Document level Permissions

In addition to the role-based permission functionality, sensenet offers you the ability of setting permissions even on document level. Managing the accessibility of individual contents is an essential part of working with the repository. Administrators (and all users that have the permission to see and edit security settings) are allowed to change permission settings on content and influence who can see or edit, or perform a particular operation on it.

Advantages

Using content (or document) level permissions, you can set who has access to an individual content and allow/restrict actions one by one. Since sensenet has a tree based hierarchical content structure it ensures permission inheritance, so it is enough to set a permission rule one time and it comes down in lower levels of the tree. This means, if you set a permission on a document library it will be automatically applied to sub-folders and contents. You are able to set a permission for an individual document or on whole libraries and workspaces. This can be a good solution, for example in case a certain user has access to a workspace, but not to a certain folder or document in that workspace.

Breaking the inheritance

If you want to change the permission settings for one or more identities (or remove it completely), you have to break the permission inheritance, after that you are able to edit the permission settings for them.

Local only permission

There are cases however when you do not want child content to inherit a permission entry. For example you want to allow certain users to see a content (e.g. a Content List) but you do not want them to be able to see content that were added to that list. A typical use case for this is when you allow Visitors to Open and Add content to a Form but you do not want them to be able to open any items added to the form by others. In this case you would set a local only (in other words not inherited) permission entry on the Form for Visitors. The advantage of this construct is that you do not have to break inheritance on the content (in this case the Form), which means any permission entries set on the tree above will still be inherited by child content. You can mark the permission entry as 'local-only' when you add it on the set permission page.

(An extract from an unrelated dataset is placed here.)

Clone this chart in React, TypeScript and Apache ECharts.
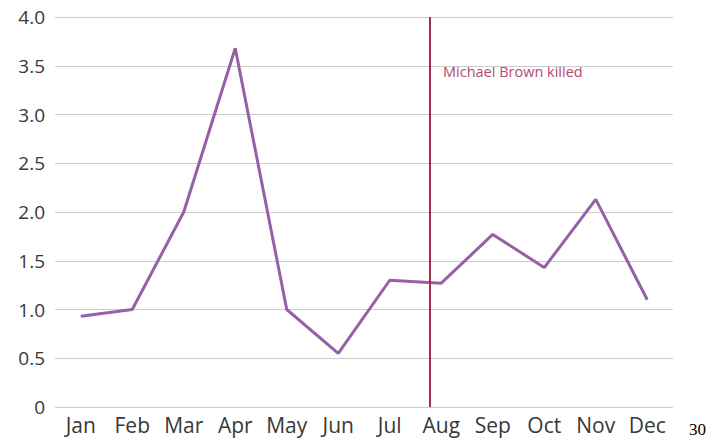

Built-in and custom permissions

There is a set of basic built-in permissions, such as:

  • See: you only have the information that the content exists (content metadata cannot be accessed)
  • Open: you have access to content metadata
  • Save: you can make changes in the content metadata
  • Other permissions for removing or approving a content or managing lists and workspaces.

It is possible to add custom permissions as well. Besides the built-in permission types (See, Open, etc.) sensenet defines some custom permission types (named Custom01, Custom02, etc.) that can be used for custom permission settings. A common example would be to allow a user to print a document (or deny it): for this, developers could assign the permission type Custom01 and use it consistently in the system to check permissions and allow or restrict printing.

It is possible to manage content (document) level permission settings through the admin surface, or with User Management and Permission APIs.

Usage

Setting permissions on document level is useful when you want to give (or reject) access to an individual document for specific user or group. For example in a document library full of contracts, users only have access to the content relevant for them.